Keine Sorge, die Zweifel verschwinden so rasch wie sie gekommen sind. Auch die Widerstandskraft des inneren Schweinehunds ist nicht von Dauer, der Körper gewöhnt sich rasch an die erhöhten Anforderungen und stellt sich darauf ein. Und dann fängt sie an, die Freude am Wandern. Dann wird der Kopf frei und die Alltagssorgen verlieren sich. Es scheint, als steige die Sensibilität der eigene Sinne: plötzlich riecht man die Feldblumen, das frisch gemähte Gras und hört die Vögel.
Sicher trägt das Wetter an diesem Tag das Seine zum Gelingen bei. Aber es ändert nichts daran, dass die Fortbewegung zu Fuß einem gut tut. Menschen, die auf den norwegischen Pilgerwegen, tun das seltener aus religiösen Gründen. „Es mag sein, dass Wanderer auf dem Weg zu ihrer Religion zurückfinden“, sagt Cathrine Roncale, Chefin des Pilgrimcenters in Trondheim. Fast immer aber löse sich etwas in den Menschen. „Manche befinden sich in einer persönlichen Krise und versuchen herauszufinden, was in ihrem Leben sie ändern sollen.“
Anderen, und diese „Pilger“ werden zahlenmäßig mehr, „geht es um Naturerfahrung und Naturerlebnis“, sagt Roncale. Diese Pilgern wollen den ganzen Tag an der frischen Luft und in Bewegung zu sein. Sie genießen die Landschaft, das Draußensein. Die eigene Grenzen austesten bei Regen, Sonne und steilen Anstiegen gehört ebenso dazu.

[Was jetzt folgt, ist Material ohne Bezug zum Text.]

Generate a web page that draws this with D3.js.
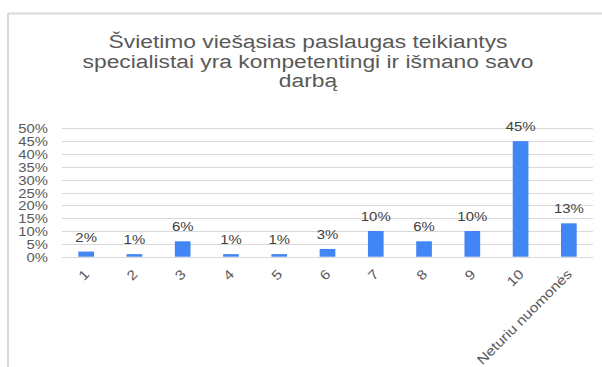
<!DOCTYPE html>
<html>
<head>
<meta charset="utf-8">
<script src="https://cdn.jsdelivr.net/npm/d3@7"></script>
<style>
  html, body { margin: 0; padding: 0; background: #fff; }
  svg { display: block; font-family: "Liberation Sans", Arial, sans-serif; }
</style>
</head>
<body>
<svg id="chart" width="602" height="367"></svg>
<script>
// Survey answers on a 1–10 scale plus "no opinion", share of respondents (%)
const categories = ["1", "2", "3", "4", "5", "6", "7", "8", "9", "10", "Neturiu nuomonės"];
const values = [2, 1, 6, 1, 1, 3, 10, 6, 10, 45, 13];
const yTicks = [0, 5, 10, 15, 20, 25, 30, 35, 40, 45, 50];
const titleLines = [
  "Švietimo viešąsias paslaugas teikiantys",
  "specialistai yra kompetentingi ir išmano savo",
  "darbą"
];

const svg = d3.select("#chart");
const textColor = "#595959";

// Outer frame (top and left edges visible)
svg.append("line").attr("x1", 8).attr("x2", 602).attr("y1", 13.5).attr("y2", 13.5)
  .attr("stroke", "#d9d9d9").attr("stroke-width", 2);
svg.append("line").attr("x1", 8).attr("x2", 8).attr("y1", 13).attr("y2", 367)
  .attr("stroke", "#d9d9d9").attr("stroke-width", 2);

// Title, in three centred lines
svg.append("g").selectAll("text").data(titleLines).join("text")
  .attr("transform", (d, i) => `translate(308,${48 + i * 19.7}) scale(1.2,1)`)
  .attr("text-anchor", "middle")
  .attr("font-size", 19)
  .attr("fill", textColor)
  .text(d => d);

const x = d3.scaleBand().domain(categories).range([62, 593])
  .paddingInner(0.675).paddingOuter(0.3375);
const y = d3.scaleLinear().domain([0, 50]).range([256.7, 128.3]);

// Horizontal gridlines
svg.append("g").selectAll("line").data(yTicks).join("line")
  .attr("x1", 62).attr("x2", 593)
  .attr("y1", d => Math.round(y(d)) + 0.5).attr("y2", d => Math.round(y(d)) + 0.5)
  .attr("stroke", "#d9d9d9").attr("stroke-width", 1);

// Y axis labels
const yAxis = d3.axisLeft(y).tickValues(yTicks).tickFormat(d => d + "%").tickSize(0);
const yg = svg.append("g").attr("transform", "translate(48,0)").call(yAxis);
yg.select(".domain").remove();
yg.selectAll(".tick text")
  .attr("x", 0).attr("dy", "0.35em")
  .attr("transform", "scale(1.14,1)")
  .attr("font-size", 13).attr("font-family", "Liberation Sans, Arial, sans-serif")
  .attr("fill", textColor);

// Bars
svg.append("g").selectAll("rect").data(values).join("rect")
  .attr("x", (d, i) => x(categories[i]))
  .attr("width", x.bandwidth())
  .attr("y", d => y(d))
  .attr("height", d => y(0) - y(d))
  .attr("fill", "#4285f4");

// Value labels above bars
svg.append("g").selectAll("text").data(values).join("text")
  .attr("transform", (d, i) => `translate(${x(categories[i]) + x.bandwidth() / 2},${y(d) - 10}) scale(1.15,1)`)
  .attr("text-anchor", "middle")
  .attr("font-size", 13)
  .attr("fill", "#404040")
  .text(d => d + "%");

// Rotated category labels
svg.append("g").selectAll("text").data(categories).join("text")
  .attr("transform", d => `translate(${x(d) + x.bandwidth() / 2 + 4},275) rotate(-45) scale(1.16,1)`)
  .attr("text-anchor", "end")
  .attr("font-size", 13.5)
  .attr("fill", textColor)
  .text(d => d);
</script>
</body>
</html>
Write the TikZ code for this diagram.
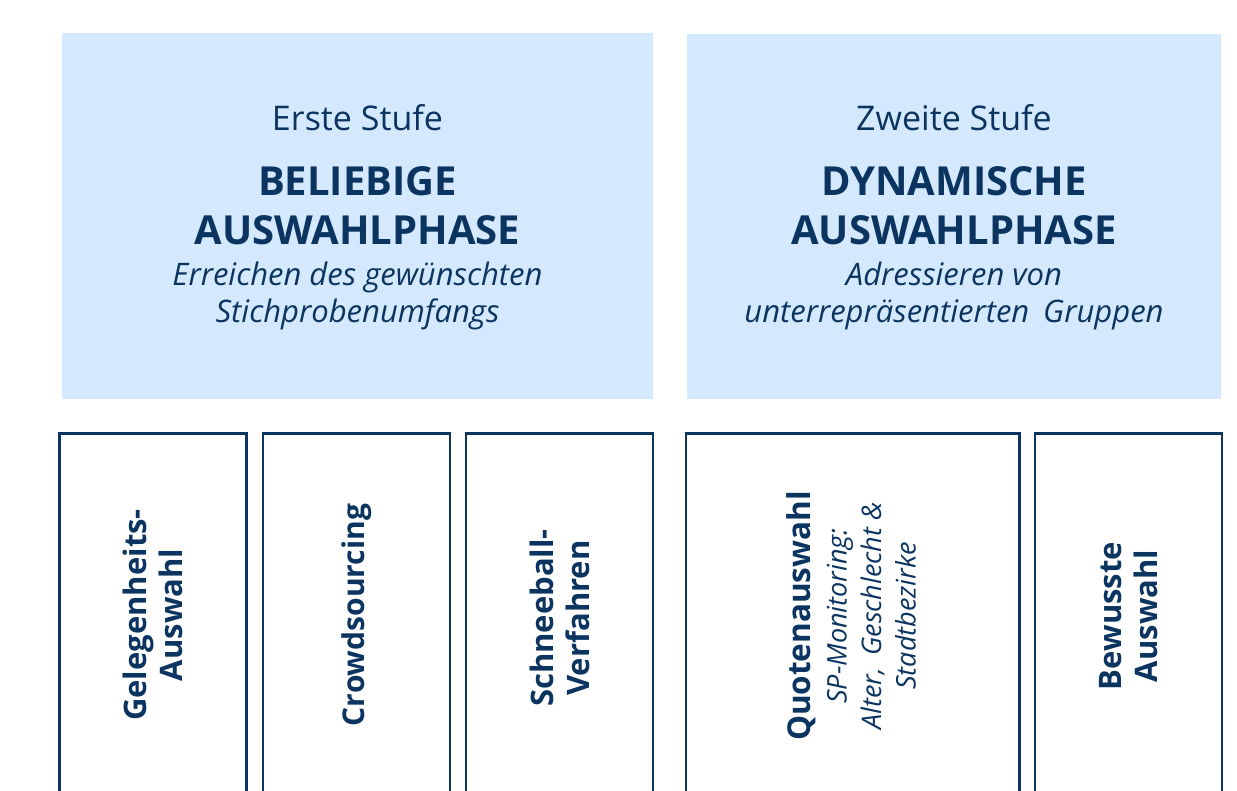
\documentclass[tikz,border=0pt]{standalone}
\usepackage{fontspec}
\setmainfont{Open Sans}
\definecolor{navy}{RGB}{11,52,96}
\definecolor{phasebg}{RGB}{212,233,253}
\tikzset{
  phase/.style={fill=phasebg, draw=none},
  method/.style={draw=navy, line width=2.6pt, fill=white},
  label/.style={text=navy, inner sep=0pt, align=center},
  vlabel/.style={label, rotate=90, anchor=center},
}
\newcommand{\fs}[2]{\fontsize{#1}{#2}\selectfont}
\begin{document}
\begin{tikzpicture}[x=1pt,y=-1pt]
\useasboundingbox (0,0) rectangle (1237,791);
\clip (0,0) rectangle (1237,791);
\fill[white] (0,0) rectangle (1237,791);

% phase panels
\node[phase, minimum width=591pt, minimum height=366pt, inner sep=0pt] (p1) at (357.5,216) {};
\node[phase, minimum width=534pt, minimum height=365pt, inner sep=0pt] (p2) at (954,216.5) {};

% panel texts (base anchor = baseline of the last line)
\node[label, anchor=base, font=\fs{34}{40}] (s1) at (357.5,131) {Erste Stufe};
\node[label, anchor=base, font=\fs{40}{49}\bfseries] (h1) at (357.5,245) {BELIEBIGE\\AUSWAHLPHASE};
\node[label, anchor=base, font=\fs{31}{37}\itshape] (d1) at (357.5,323) {Erreichen des gewünschten\\Stichprobenumfangs};

\node[label, anchor=base, font=\fs{34}{40}] (s2) at (954,131) {Zweite Stufe};
\node[label, anchor=base, font=\fs{40}{49}\bfseries] (h2) at (954,245) {DYNAMISCHE\\AUSWAHLPHASE};
\node[label, anchor=base, font=\fs{31}{37}\itshape] (d2) at (954,323) {Adressieren von\\unterrepräsentierten\hspace{0.45em}Gruppen};

% method columns (running past the lower edge)
\draw[method] (59.5,433.5) rectangle (246.5,820);
\draw[method] (263,433.5) rectangle (450,820);
\draw[method] (466,433.5) rectangle (653,820);
\draw[method] (686,433.5) rectangle (1019.5,820);
\draw[method] (1035,433.5) rectangle (1222,820);

% method labels
\node[vlabel, font=\fs{31}{36}\bfseries] (m1) at (153,615) {Gelegenheits-\\Auswahl};
\node[vlabel, font=\fs{30}{36}\bfseries] (m2) at (356.5,615) {Crowdsourcing};
\node[vlabel, font=\fs{31}{36}\bfseries] (m3) at (559.5,618) {Schneeball-\\Verfahren};
\node[vlabel, font=\fs{27}{34.5}\itshape] (m4) at (851,616) {{\fs{31.5}{34.5}\upshape\bfseries Quotenauswahl}\\[2pt]
  SP-Monitoring:\\
  Alter,\hspace{0.45em}Geschlecht \&\\
  Stadtbezirke};
\node[vlabel, font=\fs{31}{36}\bfseries] (m5) at (1128.5,616) {Bewusste\\Auswahl};
\end{tikzpicture}
\end{document}
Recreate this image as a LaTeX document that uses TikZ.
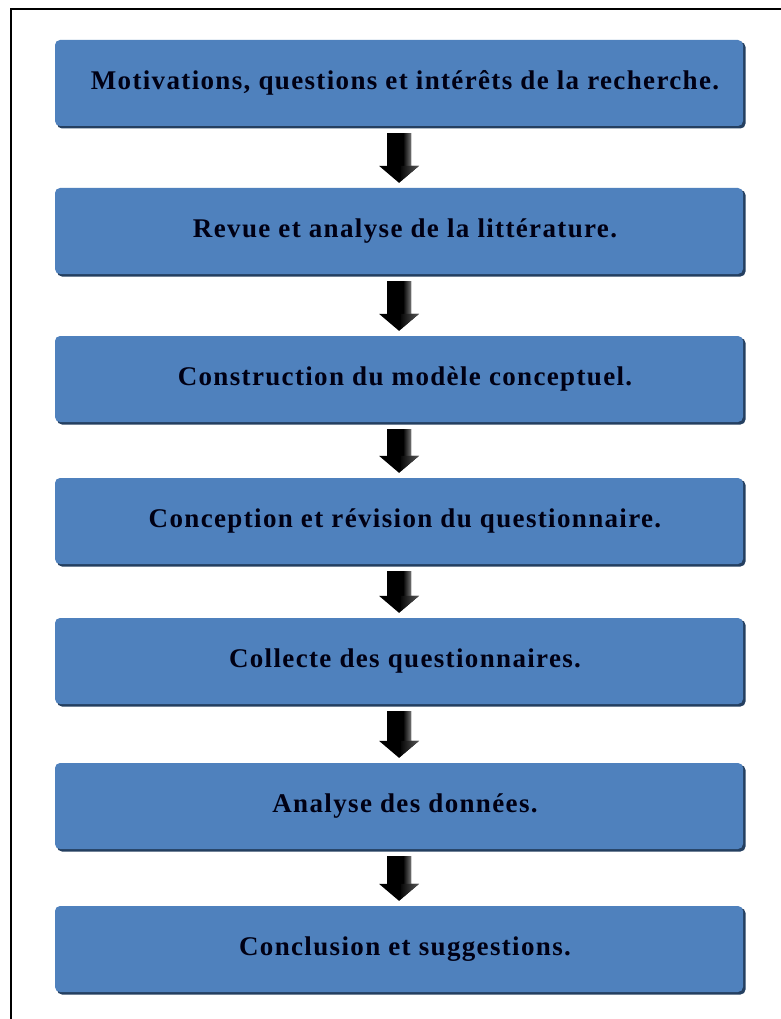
\documentclass[tikz,border=0pt]{standalone}
\usepackage{fontspec}
\setmainfont{Liberation Serif}
\newfontfamily\stepfont[LetterSpace=5]{Liberation Serif}
\usetikzlibrary{calc}
\definecolor{boxblue}{HTML}{4F81BD}
\definecolor{boxedge}{HTML}{243F60}
\tikzset{
  stepbox/.style={minimum width=688pt, minimum height=86pt, inner sep=0pt,
    rounded corners=5pt, fill=boxblue,
    font=\stepfont\bfseries\fontsize{27}{32}\selectfont,
    text=black!92!blue, execute at begin node={\hspace*{12pt}}},
  boxshadow/.style={fill=boxedge, rounded corners=5pt},
  arrowfill/.style={fill=black},
  frameline/.style={line width=2.5pt, black}
}
% block arrow between two steps
\newcommand\flowarrow[2]{%
  \path[arrowfill] let \p1=($(#1.south)+(0,7)$), \p2=($(#2.north)+(0,-5)$) in
    (\x1-12pt,\y1) -- (\x1+12pt,\y1) -- (\x1+12pt,\y2+17pt) -- (\x1+20pt,\y2+17pt)
    -- (\x1,\y2) -- (\x1-20pt,\y2+17pt) -- (\x1-12pt,\y2+17pt) -- cycle;
  \path[left color=black, right color=black!55] let \p1=($(#1.south)+(0,7)$), \p2=($(#2.north)+(0,-5)$) in
    (\x1+4pt,\y1) rectangle (\x1+12pt,\y2+17pt);
  \path[left color=black, right color=black!65] let \p1=($(#1.south)+(0,7)$), \p2=($(#2.north)+(0,-5)$) in
    (\x1+2pt,\y2+17pt) -- (\x1+20pt,\y2+17pt) -- (\x1,\y2) -- (\x1+2pt, \y2+2pt) -- cycle;
}
\begin{document}
\begin{tikzpicture}[x=1pt, y=-1pt]
  \useasboundingbox (0,0) rectangle (780,1019);
  \fill[white] (0,0) rectangle (780,1019);
  % outer frame (only left and top edges fall inside the page)
  \draw[frameline] (11,1025) -- (11,9) -- (790,9);

  % step shadows
  \foreach \y in {83,231,379,521,661,806,949}
    \fill[boxshadow] (57,\y-41) rectangle (745.5,\y+45.5);

  \node[stepbox] (b1) at (399,83)  {Motivations, questions et intérêts de la recherche.};
  \node[stepbox] (b2) at (399,231) {Revue et analyse de la littérature.};
  \node[stepbox] (b3) at (399,379) {Construction du modèle conceptuel.};
  \node[stepbox] (b4) at (399,521) {Conception et révision du questionnaire.};
  \node[stepbox] (b5) at (399,661) {Collecte des questionnaires.};
  \node[stepbox] (b6) at (399,806) {Analyse des données.};
  \node[stepbox] (b7) at (399,949) {Conclusion et suggestions.};

  \flowarrow{b1}{b2}
  \flowarrow{b2}{b3}
  \flowarrow{b3}{b4}
  \flowarrow{b4}{b5}
  \flowarrow{b5}{b6}
  \flowarrow{b6}{b7}
\end{tikzpicture}
\end{document}
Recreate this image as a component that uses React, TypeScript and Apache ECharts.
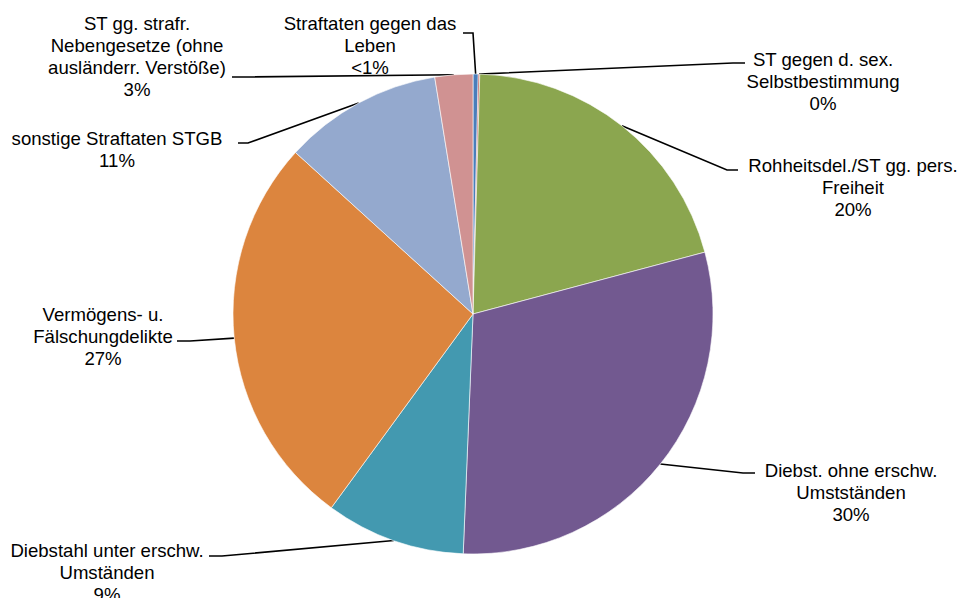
import React, { useEffect, useRef } from 'react';
import * as echarts from 'echarts';

const categories = [
  'Straftaten gegen das\nLeben',
  'ST gegen d. sex.\nSelbstbestimmung',
  'Rohheitsdel./ST gg. pers.\nFreiheit',
  'Diebst. ohne erschw.\nUmstständen',
  'Diebstahl unter erschw.\nUmständen',
  'Vermögens- u.\nFälschungdelikte',
  'sonstige Straftaten STGB',
  'ST gg. strafr.\nNebengesetze (ohne\nausländerr. Verstöße)',
];
const values = [0.35, 0.1, 20.4, 29.8, 9.4, 26.7, 10.7, 2.55];
const percentLabels = ['<1%', '0%', '20%', '30%', '9%', '27%', '11%', '3%'];
const colors = ['#4A7EBB', '#BE4B48', '#8BA64F', '#725990', '#4399B0', '#DC853E', '#94A9CE', '#D09292'];

// label placement: [centerX, centerY, lineEndX, lineEndY, bendX]
const labelBoxes = [
  [370, 45, 463, 33, 473],
  [823, 81, 745, 63, 733],
  [853, 187, 738, 170, 727],
  [851, 492, 755, 473, 743],
  [107, 572, 209, 556, 222],
  [103, 336, 177, 341, 190],
  [117, 149, 238, 143, 248],
  [137, 56, 232, 77, 243],
];

export default function App() {
  const ref = useRef<HTMLDivElement>(null);
  useEffect(() => {
    if (!ref.current) return;
    const chart = echarts.init(ref.current, null, { renderer: 'svg' });
    chart.setOption({
      animation: false,
      backgroundColor: '#ffffff',
      series: [
        {
          type: 'pie',
          center: [473, 314],
          radius: 240,
          startAngle: 90,
          clockwise: true,
          avoidLabelOverlap: false,
          data: categories.map((name, i) => ({
            name,
            value: values[i],
            itemStyle: { color: colors[i] },
          })),
          itemStyle: { borderColor: '#ffffff', borderWidth: 0.6 },
          emphasis: { disabled: true },
          label: {
            show: true,
            position: 'outside',
            formatter: (p: any) => categories[p.dataIndex] + '\n' + percentLabels[p.dataIndex],
            fontFamily: '"Liberation Sans", Arial, sans-serif',
            fontSize: 18.6,
            lineHeight: 22,
            color: '#000000',
            align: 'center',
          },
          labelLine: {
            show: true,
            length: 10,
            length2: 10,
            lineStyle: { color: '#000000', width: 1.6 },
          },
          labelLayout: (params: any) => {
            const b = labelBoxes[params.dataIndex];
            const p0 = params.labelLinePoints ? params.labelLinePoints[0] : [b[4], b[3]];
            return {
              x: b[0],
              y: b[1],
              align: 'center',
              verticalAlign: 'middle',
              labelLinePoints: [p0, [b[4], b[3]], [b[2], b[3]]],
            };
          },
        },
      ],
    });
    return () => chart.dispose();
  }, []);
  return (
    <div
      ref={ref}
      style={{ position: 'fixed', left: 0, top: 0, width: 960, height: 598 }}
    />
  );
}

Pilger berichteten ihr oft, dass während der Wanderung etwas mit Ihnen „passiert“, sagt Cathrine Roncale. Von „sich seiner selbst bewusst werden“, sei die Rede. „Sie starten als Touristen und werden zu Pilgern.“ In der Tat stellt sich dieser „Flow“, von dem viele berichten, mit der Zeit ein. Der Körper funktioniert, der Schweiß rinnt von der Stirn und irgendwie empfindet man die körperlichen Schmerzen nicht als solche.
Um so wundervoller ist es, wenn man an einem Zufluss zum Trondheimfjord von Besitzer des Pilgerunterkunft mit dem Boot abgeholt und übergesetzt wird.